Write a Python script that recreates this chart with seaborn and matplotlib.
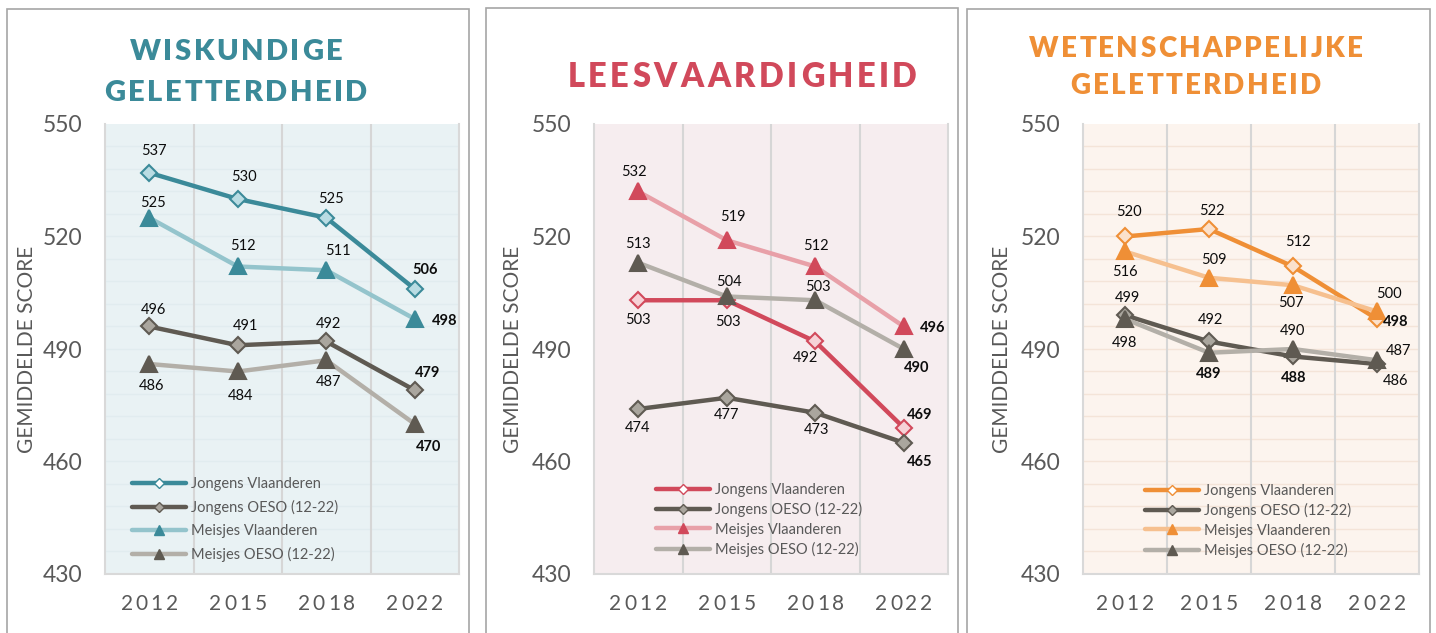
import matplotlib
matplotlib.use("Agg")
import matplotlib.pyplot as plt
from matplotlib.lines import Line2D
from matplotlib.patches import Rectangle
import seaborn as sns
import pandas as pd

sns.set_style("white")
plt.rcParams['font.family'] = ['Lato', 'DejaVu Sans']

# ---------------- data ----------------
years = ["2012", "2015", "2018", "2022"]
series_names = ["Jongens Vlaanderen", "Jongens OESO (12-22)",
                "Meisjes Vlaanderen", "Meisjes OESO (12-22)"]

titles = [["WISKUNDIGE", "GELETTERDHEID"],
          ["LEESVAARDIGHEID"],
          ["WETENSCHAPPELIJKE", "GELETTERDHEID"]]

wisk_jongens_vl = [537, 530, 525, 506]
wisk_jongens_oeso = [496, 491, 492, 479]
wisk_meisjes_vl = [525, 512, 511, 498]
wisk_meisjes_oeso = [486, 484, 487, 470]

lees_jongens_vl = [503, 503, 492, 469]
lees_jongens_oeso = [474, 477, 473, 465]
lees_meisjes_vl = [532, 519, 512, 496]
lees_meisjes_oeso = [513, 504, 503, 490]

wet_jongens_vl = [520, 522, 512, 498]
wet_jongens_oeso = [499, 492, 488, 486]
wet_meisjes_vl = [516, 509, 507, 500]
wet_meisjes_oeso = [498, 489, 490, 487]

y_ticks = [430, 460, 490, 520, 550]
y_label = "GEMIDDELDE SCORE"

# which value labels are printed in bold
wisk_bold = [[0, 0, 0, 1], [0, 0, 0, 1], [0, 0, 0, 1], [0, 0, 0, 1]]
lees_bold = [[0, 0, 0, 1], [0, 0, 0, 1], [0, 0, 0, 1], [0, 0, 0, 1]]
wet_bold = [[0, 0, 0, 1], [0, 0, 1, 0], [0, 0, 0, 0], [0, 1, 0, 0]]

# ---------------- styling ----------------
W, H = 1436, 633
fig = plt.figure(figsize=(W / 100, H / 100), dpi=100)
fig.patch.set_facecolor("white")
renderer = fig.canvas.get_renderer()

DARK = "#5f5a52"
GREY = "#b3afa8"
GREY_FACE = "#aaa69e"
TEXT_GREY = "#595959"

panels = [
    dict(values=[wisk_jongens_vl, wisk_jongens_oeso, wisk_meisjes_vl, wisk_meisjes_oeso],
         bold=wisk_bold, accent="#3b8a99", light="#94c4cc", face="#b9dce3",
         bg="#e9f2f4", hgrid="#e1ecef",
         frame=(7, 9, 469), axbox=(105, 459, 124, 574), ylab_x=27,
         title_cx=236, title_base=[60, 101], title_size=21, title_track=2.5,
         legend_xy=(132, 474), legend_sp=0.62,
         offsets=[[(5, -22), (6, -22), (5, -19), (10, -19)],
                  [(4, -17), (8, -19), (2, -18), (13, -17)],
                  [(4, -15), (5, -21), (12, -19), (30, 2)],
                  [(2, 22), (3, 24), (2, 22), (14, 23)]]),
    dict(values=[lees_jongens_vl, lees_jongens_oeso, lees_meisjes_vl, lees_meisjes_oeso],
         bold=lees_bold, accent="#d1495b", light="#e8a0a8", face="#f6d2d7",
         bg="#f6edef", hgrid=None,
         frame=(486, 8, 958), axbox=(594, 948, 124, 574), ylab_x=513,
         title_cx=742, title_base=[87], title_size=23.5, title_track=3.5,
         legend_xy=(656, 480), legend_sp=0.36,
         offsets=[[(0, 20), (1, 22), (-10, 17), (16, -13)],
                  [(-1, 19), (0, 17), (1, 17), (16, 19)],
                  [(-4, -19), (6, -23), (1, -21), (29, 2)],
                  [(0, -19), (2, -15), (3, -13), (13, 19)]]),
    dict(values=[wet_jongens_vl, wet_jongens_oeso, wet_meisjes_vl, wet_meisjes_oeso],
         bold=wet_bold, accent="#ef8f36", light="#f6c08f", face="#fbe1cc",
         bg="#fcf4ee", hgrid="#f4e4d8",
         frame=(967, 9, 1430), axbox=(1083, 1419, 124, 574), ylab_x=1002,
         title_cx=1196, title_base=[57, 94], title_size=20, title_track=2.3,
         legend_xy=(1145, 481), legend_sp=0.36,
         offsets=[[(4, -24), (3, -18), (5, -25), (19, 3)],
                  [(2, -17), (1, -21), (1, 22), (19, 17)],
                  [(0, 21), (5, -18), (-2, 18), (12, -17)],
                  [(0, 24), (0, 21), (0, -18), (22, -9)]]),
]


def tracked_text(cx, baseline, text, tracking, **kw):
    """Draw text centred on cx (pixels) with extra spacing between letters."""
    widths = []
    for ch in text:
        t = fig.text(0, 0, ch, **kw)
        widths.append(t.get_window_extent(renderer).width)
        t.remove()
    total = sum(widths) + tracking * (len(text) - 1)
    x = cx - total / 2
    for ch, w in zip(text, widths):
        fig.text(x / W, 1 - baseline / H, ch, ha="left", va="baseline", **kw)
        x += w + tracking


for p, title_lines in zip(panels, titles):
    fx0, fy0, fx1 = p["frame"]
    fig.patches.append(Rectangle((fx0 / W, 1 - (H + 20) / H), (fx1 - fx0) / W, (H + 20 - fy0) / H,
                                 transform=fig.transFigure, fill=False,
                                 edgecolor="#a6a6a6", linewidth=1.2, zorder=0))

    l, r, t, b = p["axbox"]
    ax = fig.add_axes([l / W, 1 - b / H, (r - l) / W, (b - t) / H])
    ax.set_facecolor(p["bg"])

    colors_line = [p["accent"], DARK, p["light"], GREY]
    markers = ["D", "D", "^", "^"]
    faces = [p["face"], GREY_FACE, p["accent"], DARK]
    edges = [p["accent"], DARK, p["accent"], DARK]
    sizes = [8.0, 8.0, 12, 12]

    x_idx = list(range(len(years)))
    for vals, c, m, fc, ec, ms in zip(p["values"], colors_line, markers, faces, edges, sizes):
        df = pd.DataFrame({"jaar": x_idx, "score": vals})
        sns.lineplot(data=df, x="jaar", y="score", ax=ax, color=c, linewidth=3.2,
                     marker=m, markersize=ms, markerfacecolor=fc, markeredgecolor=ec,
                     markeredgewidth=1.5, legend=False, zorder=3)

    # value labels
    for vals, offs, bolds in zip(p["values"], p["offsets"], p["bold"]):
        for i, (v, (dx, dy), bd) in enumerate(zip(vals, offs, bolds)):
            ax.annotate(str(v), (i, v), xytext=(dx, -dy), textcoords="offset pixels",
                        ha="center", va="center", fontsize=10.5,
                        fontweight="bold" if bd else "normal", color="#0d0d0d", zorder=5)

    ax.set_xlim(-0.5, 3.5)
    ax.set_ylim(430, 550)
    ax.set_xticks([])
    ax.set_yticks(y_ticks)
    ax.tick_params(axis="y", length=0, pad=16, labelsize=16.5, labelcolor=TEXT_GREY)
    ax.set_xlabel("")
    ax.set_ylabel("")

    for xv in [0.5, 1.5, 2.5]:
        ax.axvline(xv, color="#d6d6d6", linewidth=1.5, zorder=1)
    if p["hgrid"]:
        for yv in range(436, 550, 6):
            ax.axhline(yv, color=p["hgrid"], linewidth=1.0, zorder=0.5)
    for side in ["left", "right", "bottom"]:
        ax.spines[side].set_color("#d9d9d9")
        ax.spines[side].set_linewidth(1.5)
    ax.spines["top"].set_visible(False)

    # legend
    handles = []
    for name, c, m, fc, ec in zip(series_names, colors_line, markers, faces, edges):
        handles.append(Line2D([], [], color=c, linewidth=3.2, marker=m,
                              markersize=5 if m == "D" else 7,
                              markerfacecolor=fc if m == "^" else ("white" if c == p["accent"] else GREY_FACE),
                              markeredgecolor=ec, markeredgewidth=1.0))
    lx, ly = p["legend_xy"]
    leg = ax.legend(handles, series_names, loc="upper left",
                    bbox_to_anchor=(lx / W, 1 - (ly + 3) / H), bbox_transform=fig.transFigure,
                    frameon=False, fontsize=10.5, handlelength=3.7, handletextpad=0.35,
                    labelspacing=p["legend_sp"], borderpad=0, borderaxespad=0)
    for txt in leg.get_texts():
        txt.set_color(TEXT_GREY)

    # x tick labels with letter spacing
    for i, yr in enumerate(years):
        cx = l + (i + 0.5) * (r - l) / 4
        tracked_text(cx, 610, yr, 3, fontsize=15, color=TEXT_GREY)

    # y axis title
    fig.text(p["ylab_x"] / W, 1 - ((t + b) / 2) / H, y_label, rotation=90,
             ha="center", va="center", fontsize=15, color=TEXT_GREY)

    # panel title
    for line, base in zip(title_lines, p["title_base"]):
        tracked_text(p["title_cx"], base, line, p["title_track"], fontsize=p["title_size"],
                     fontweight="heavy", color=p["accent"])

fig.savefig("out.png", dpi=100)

______

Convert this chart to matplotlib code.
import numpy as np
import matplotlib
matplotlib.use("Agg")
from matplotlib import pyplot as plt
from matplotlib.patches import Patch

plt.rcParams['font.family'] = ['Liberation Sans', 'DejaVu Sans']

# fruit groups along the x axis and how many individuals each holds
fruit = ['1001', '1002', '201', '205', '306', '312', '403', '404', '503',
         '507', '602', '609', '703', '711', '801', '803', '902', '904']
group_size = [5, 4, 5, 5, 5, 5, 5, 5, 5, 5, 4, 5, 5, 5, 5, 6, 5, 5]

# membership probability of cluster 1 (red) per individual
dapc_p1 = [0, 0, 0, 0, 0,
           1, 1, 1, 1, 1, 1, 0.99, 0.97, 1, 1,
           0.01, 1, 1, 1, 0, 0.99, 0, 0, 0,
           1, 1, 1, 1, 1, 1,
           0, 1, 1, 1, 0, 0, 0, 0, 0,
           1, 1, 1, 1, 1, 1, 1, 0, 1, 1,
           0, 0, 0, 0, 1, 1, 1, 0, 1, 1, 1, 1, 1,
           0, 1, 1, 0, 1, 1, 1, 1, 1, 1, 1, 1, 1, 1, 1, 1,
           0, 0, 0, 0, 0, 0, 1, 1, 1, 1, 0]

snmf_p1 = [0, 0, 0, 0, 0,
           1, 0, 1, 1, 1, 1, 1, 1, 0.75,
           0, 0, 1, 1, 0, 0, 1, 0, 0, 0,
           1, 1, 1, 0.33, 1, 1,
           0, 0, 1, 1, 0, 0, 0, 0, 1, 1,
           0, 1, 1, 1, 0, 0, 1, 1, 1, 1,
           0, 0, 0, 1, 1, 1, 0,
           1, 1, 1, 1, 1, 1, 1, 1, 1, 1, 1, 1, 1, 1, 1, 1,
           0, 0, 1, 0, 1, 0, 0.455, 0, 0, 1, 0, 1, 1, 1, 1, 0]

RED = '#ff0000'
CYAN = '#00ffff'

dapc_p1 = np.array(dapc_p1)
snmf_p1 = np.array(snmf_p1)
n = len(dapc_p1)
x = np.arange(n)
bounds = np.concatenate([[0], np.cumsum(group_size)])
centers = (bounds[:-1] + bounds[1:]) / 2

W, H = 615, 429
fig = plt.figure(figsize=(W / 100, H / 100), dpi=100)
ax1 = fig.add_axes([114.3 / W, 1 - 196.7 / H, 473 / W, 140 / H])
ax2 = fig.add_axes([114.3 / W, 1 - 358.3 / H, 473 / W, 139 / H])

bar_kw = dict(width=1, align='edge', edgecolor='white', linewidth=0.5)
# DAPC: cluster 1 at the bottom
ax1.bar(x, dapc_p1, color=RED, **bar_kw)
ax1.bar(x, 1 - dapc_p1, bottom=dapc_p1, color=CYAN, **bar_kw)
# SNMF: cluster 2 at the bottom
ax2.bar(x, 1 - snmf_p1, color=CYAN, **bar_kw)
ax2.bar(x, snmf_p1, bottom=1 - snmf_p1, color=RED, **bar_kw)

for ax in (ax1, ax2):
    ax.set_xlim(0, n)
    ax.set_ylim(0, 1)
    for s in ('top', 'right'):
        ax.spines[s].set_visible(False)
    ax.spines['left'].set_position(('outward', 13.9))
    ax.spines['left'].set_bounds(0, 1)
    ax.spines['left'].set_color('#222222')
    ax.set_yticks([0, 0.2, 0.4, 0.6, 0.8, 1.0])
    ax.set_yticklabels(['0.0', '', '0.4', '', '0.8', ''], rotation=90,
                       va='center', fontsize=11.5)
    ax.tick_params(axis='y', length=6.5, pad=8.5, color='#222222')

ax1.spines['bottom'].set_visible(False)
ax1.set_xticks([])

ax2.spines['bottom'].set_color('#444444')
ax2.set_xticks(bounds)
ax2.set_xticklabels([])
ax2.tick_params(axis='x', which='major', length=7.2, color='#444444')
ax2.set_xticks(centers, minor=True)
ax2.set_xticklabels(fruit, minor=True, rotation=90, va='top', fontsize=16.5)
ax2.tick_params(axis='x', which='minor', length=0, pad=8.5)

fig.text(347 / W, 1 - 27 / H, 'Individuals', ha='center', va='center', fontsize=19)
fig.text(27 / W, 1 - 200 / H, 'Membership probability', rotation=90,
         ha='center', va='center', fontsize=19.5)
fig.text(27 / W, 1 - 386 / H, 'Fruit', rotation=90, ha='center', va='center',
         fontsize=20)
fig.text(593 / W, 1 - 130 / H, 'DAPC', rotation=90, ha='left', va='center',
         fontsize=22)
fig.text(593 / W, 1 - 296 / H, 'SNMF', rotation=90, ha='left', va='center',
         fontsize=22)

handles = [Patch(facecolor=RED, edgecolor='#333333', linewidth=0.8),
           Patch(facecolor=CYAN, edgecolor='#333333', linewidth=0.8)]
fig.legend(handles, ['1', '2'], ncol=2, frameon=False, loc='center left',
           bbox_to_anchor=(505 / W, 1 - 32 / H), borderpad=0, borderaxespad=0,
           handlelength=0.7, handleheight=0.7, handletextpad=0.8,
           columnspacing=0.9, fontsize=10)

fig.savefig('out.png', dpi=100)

______

Omit the pictures. Extract exactly the lines that begin with the one holding "Write a Python" and end with the one holding "plt.rcParams['font.family'] = ['Lato', 'DejaVu", inclusive.

▶ **Output for this task**:
Write a Python script that recreates this chart with seaborn and matplotlib.
import matplotlib
matplotlib.use("Agg")
import matplotlib.pyplot as plt
from matplotlib.lines import Line2D
from matplotlib.patches import Rectangle
import seaborn as sns
import pandas as pd

sns.set_style("white")
plt.rcParams['font.family'] = ['Lato', 'DejaVu Sans']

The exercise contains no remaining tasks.